With standardized inputs, it is typical to take random uniform weights over the range $[-0.7, +0.7]$.

## $\S$ 11.5.4. Number of Hidden Units and Layers

> Generally speaking it is better to have too many hidden units than too few.

* With too few hidden units, the model might not have enough flexibility to capture the nonlinearities in the data.
* With too many hidden units, the extra weights can be shrunk toward zero if appropriate regularization is used.

Typically the number of hidden units is somewhere in the range of 5 to 100, with the number increasing with the number of inputs and number of training cases. It is most common to put down a reasonably large number of units and train them with regularization.

Some researchers use cross-validation to estimate the optimal number, but this seems unnecessary if cross-validation is used to estimate the regularization parameter.
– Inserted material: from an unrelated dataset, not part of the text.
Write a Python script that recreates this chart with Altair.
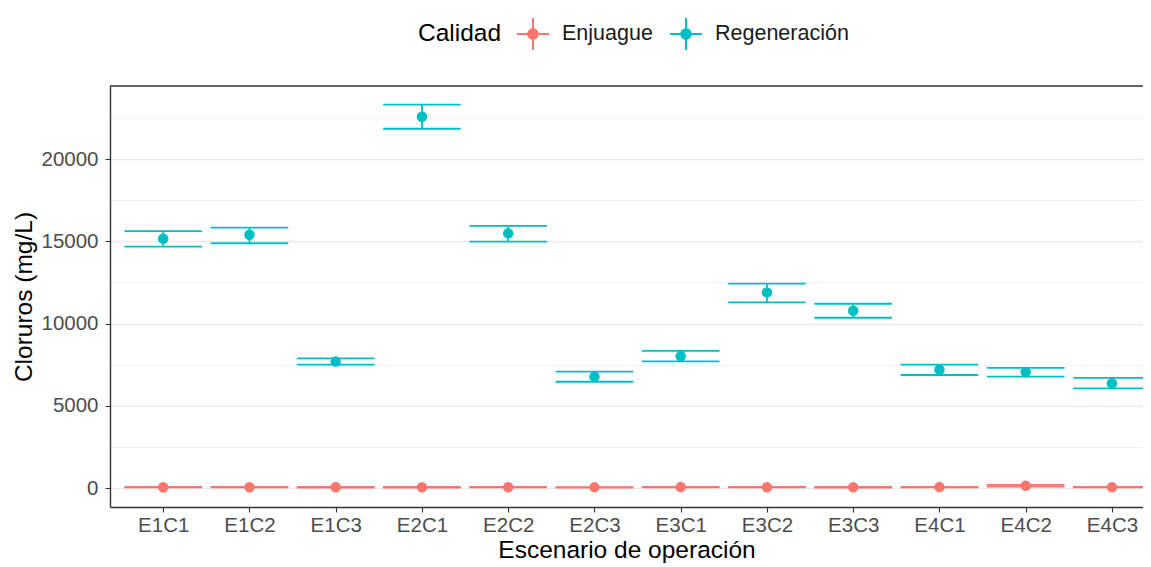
import altair as alt
import pandas as pd

escenarios = ["E1C1", "E1C2", "E1C3", "E2C1", "E2C2", "E2C3",
              "E3C1", "E3C2", "E3C3", "E4C1", "E4C2", "E4C3"]

reg_mean = [15150, 15400, 7690, 22570, 15480, 6770, 8010, 11890, 10780, 7190, 7050, 6360]
reg_low = [14670, 14880, 7500, 21840, 14980, 6460, 7700, 11290, 10350, 6870, 6770, 6060]
reg_high = [15620, 15830, 7880, 23300, 15930, 7070, 8330, 12420, 11200, 7500, 7300, 6690]

enj_mean = [50, 50, 45, 45, 50, 40, 55, 50, 45, 55, 140, 50]
enj_low = [35, 35, 30, 30, 35, 25, 40, 35, 30, 40, 90, 35]
enj_high = [65, 65, 60, 60, 65, 55, 70, 65, 60, 70, 190, 65]

calidades = ["Enjuague", "Regeneración"]
colores = ["#F8766D", "#00BFC4"]

y_ticks = [0, 2500, 5000, 7500, 10000, 12500, 15000, 17500, 20000, 22500]

rows = []
for i, e in enumerate(escenarios):
    rows.append({"Escenario": e, "Calidad": "Enjuague", "media": enj_mean[i],
                 "low": enj_low[i], "high": enj_high[i]})
    rows.append({"Escenario": e, "Calidad": "Regeneración", "media": reg_mean[i],
                 "low": reg_low[i], "high": reg_high[i]})
df = pd.DataFrame(rows)

FONT = "Liberation Sans"
W, H = 1033, 421
legend_symbol = ("M-1,-0.0625H1V0.0625H-1Z M-0.0625,-1H0.0625V1H-0.0625Z "
                 "M0.36,0A0.36,0.36,0,1,1,-0.36,0A0.36,0.36,0,1,1,0.36,0Z")

x_enc = alt.X("Escenario:N", sort=escenarios,
              scale=alt.Scale(type="point", padding=0.4884, align=0.6315),
              axis=alt.Axis(title="Escenario de operación", labelAngle=0,
                            domain=True, domainColor="#333333", domainWidth=1.4,
                            tickColor="#333333", tickSize=5,
                            tickWidth=1.1, labelPadding=3, titleY=50,
                            titleBaseline="alphabetic",
                            gridColor="#EBEBEB", gridWidth=1.4))
y_scale = alt.Scale(domain=[-1155, 24438], nice=False, zero=False)
color_enc = alt.Color("Calidad:N", scale=alt.Scale(domain=calidades, range=colores),
                      legend=alt.Legend(orient="none", legendX=308, legendY=-68,
                                        direction="horizontal", titleOrient="left",
                                        title="Calidad", symbolType=legend_symbol,
                                        symbolSize=1024, symbolStrokeWidth=0,
                                        symbolOpacity=1, labelOffset=13,
                                        columnPadding=17, titlePadding=15,
                                        titleFontSize=24.5, labelFontSize=21.5,
                                        titleFontWeight="normal",
                                        titleFont=FONT, labelFont=FONT,
                                        titleColor="#000000", labelColor="#1A1A1A",
                                        titleBaseline="middle", titleAnchor="middle"))

base = alt.Chart(df)

points = base.mark_point(filled=True, size=110, opacity=1).encode(
    x=x_enc,
    y=alt.Y("media:Q", scale=y_scale,
            axis=alt.Axis(title="Cloruros (mg/L)", values=y_ticks,
                          domain=True, domainColor="#333333", domainWidth=1.4,
                          labelExpr="datum.value % 5000 === 0 ? datum.label : ''",
                          format="d",
                          tickColor="#333333", tickSize=5,
                          tickWidth={"condition": {"test": "datum.value % 5000 === 0", "value": 1.1}, "value": 0},
                          gridColor={"condition": {"test": "datum.value % 5000 === 0", "value": "#EBEBEB"}, "value": "#F2F2F2"},
                          gridWidth={"condition": {"test": "datum.value % 5000 === 0", "value": 1.5}, "value": 1.2},
                          labelPadding=7, titlePadding=4)),
    color=color_enc,
)

whisker = base.mark_rule(strokeWidth=1.8).encode(
    x=alt.X("Escenario:N", sort=escenarios),
    y=alt.Y("low:Q"), y2="high:Q",
    color=alt.Color("Calidad:N"),
)

cap_low = base.mark_tick(size=77.6, thickness=1.8, opacity=1).encode(
    x=alt.X("Escenario:N", sort=escenarios),
    y=alt.Y("low:Q"),
    color=alt.Color("Calidad:N"),
)
cap_high = base.mark_tick(size=77.6, thickness=1.8, opacity=1).encode(
    x=alt.X("Escenario:N", sort=escenarios),
    y=alt.Y("high:Q"),
    color=alt.Color("Calidad:N"),
)

top_border = alt.Chart(pd.DataFrame({"b": [0]})).mark_rule(
    color="#333333", strokeWidth=1.4
).encode(y=alt.value(0), x=alt.value(0), x2=alt.value(W))

chart = alt.layer(points, whisker, cap_low, cap_high, top_border).properties(
    width=W, height=H,
    background="white",
    autosize=alt.AutoSizeParams(type="none"),
    padding={"left": 102, "top": 78, "right": 0, "bottom": 56},
).configure_view(
    stroke=None, fill="white"
).configure_axis(
    labelFont=FONT, titleFont=FONT, labelFontSize=20.5, titleFontSize=24.5,
    labelColor="#4D4D4D", titleColor="#000000", titleFontWeight="normal",
)

chart.save("out.html", embed_options={"renderer": "svg", "actions": False})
> Choice of the number of hidden layers is guided by background knowledge and experimentation.

Each layer extracts features of the input for regression or classification. Use of multiple hidden layers allows construction of hierarchical features at different levels of resolution (for an example see $\S$ 11.6).

## $\S$ 11.5.5. Multiple Minima

The error function $R(\theta)$ is nonconvex, possessing many local minima. As a result, the final solution obtained is quite dependent on the choice of starting weights. One must at least try a number of random starting configurations, and choose the solution giving lowest (penalizes) error.

Probabily a better approach is to use the average predictions over the collection of networks as the final prediction (Ripley, 1996). This is preferrable to averaging the weights, since the nonlinearity of the model implies that this averaged solution could be quite poor.

Another approach is via _bagging_, which averages the predictions of networks training from randomly perturbed versions of the training data ($\S$ 8.7).